Victoire ?
Le Tribunal administratif de Strasbourg vient d’annuler l’arrêté du Préfet du Haut-Rhin autorisant la création d’un réseau de dessertes forestières dans le massif de 293 hectares situé sur les communes de Dolleren et Kirchberg. La demande était portée par 2 membres du Collectif citoyen pour la défense du Sprickelsberg.
Trois ans que le Collectif citoyen proteste contre ce projet (le 12 ème de ce type réalisé pour l’exploitation forestière dans les vallées de la Doller et de la Thur), dénonce les excès induits par une exploitation industrielle outrancière de la forêt pouvant impacter gravement l’environnement, la faune, la flore, voire risquer de polluer des captages d’eau publics ou privés (le risque n’est pas théorique comme l’ont vérifié récemment plusieurs milliers d’habitants de la vallée de la Thur, privés d’eau potable pendant plusieurs jours…).
L’étude d’impact préalable à tous travaux, imposée par décision préfectorale spécifique pour ce type d’exploitation industrielle à des syndicats de propriétaires forestiers dotés de prérogatives de puissances publiques (ASA ‑association syndicale autorisée- du Sprickelsberg en l’occurrence) a permis de préciser les risques environnementaux directs conséquences d’une exploitation intensive rendue possible par la réalisation dans la zone boisée concernée de près de 9 kilomètres de chemins grumiers, de deux kilomètres de pistes de débardage, et de 7 places mixtes de retournement des engins forestiers.
L’étude d’impact avait particulièrement souligné les risques d’atteintes à la biodiversité, classés selon une échelle de gravité.
Bien entendu les intérêts des industriels de l’exploitation forestière l’ont emporté sur le principe de précaution et les travaux ont donc été réalisés et l’exploitation activée depuis des mois, bien avant la décision de justice donc. Politique du fait accompli.…
Et maintenant ?
Le tribunal a essentiellement pris en compte, dans sa décision d’annulation de l’arrêté préfectoral qui autorisait le projet, les risques classés « assez fort » ou « moyens » pour « des individus et des espèces sensibles ».
Les mesures de compensation pour la conservation d’espèces animales ou végétales protégées et de leur habitat annoncées par l’exploitant pour la protection de la biodiversité (notamment zones d’évitement, zone préservée de quelques hectares, modulation des pratiques de sylviculture, préservation de milieux humides…) n’ont pas apparu au tribunal « de nature à éviter entièrement le risque de perturbation des espèces protégées et de destruction, d’altération ou de dégradation de ces habitats naturels ou de ces habitats d’espèces ».

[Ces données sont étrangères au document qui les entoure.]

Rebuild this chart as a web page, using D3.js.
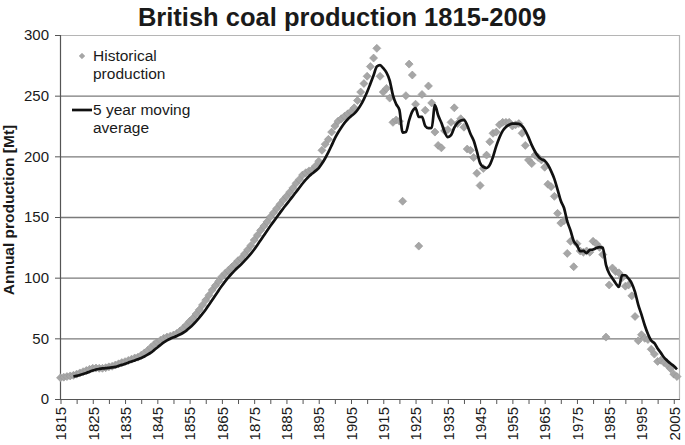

6 espèces de mammifères, 24 espèces d’oiseaux, 4 espèces d’amphibiens, 1 espèce de reptile sont ainsi déclarées comme spécialement affectées malgré les mesures compensatoires annoncées par l’exploitant forestier.
Le tribunal en conclut qu’une demande de dérogation au code de l’environnement devait donc légalement être déposée par l’ASA et il enjoint au préfet du Haut-Rhin de reprendre l’instruction de la demande de l’arrêté d’autorisation, annulé en l’occurrence.
Que fera l’autorité préfectorale ?
Reprendre l’instruction en se contentant des quelques mesures symboliques compensatrices déjà présentées par l’ASA du Sprickelsberg ?
Reprendre l’instruction en imposant de véritables mesures de protection des espèces protégées affectées ?
Reprendre la concertation avec les représentants du collectif citoyen, des associations de protection de la nature reconnues (concertation commencée avant le recours contentieux sous l’égide de la sous – préfecture de Thann et d’élus locaux mais interrompue par les représentants de l’ASA) ?
Il ne s’agit pas pour nous de dénier le droit aux propriétaires forestiers d’exploiter dans les meilleures conditions leurs parcelles.
Il s’agit par contre de dénier aux industriels exploitant la ressource naturelle le droit d’en ignorer les conséquences environnementales, des dégâts irréversibles sur la faune et la flore locales.
Le dossier du Sprickelsberg est modeste mais exemplaire: rares sont les études d’impact environnemental dans le domaine de l’exploitation industrielle de la forêt.
Nous veillerons à ce que les conclusions et préconisations de cette étude soient effectivement prises en compte dans le cadre d’une concertation de bonne foi avec les exploitants, le respect attentif de toutes les prescriptions légales, l’information systématique des habitants sur des enjeux qui nous concernent tous !
Pour le Collectif citoyen, Christian Rubechi et Noëlle Casanova.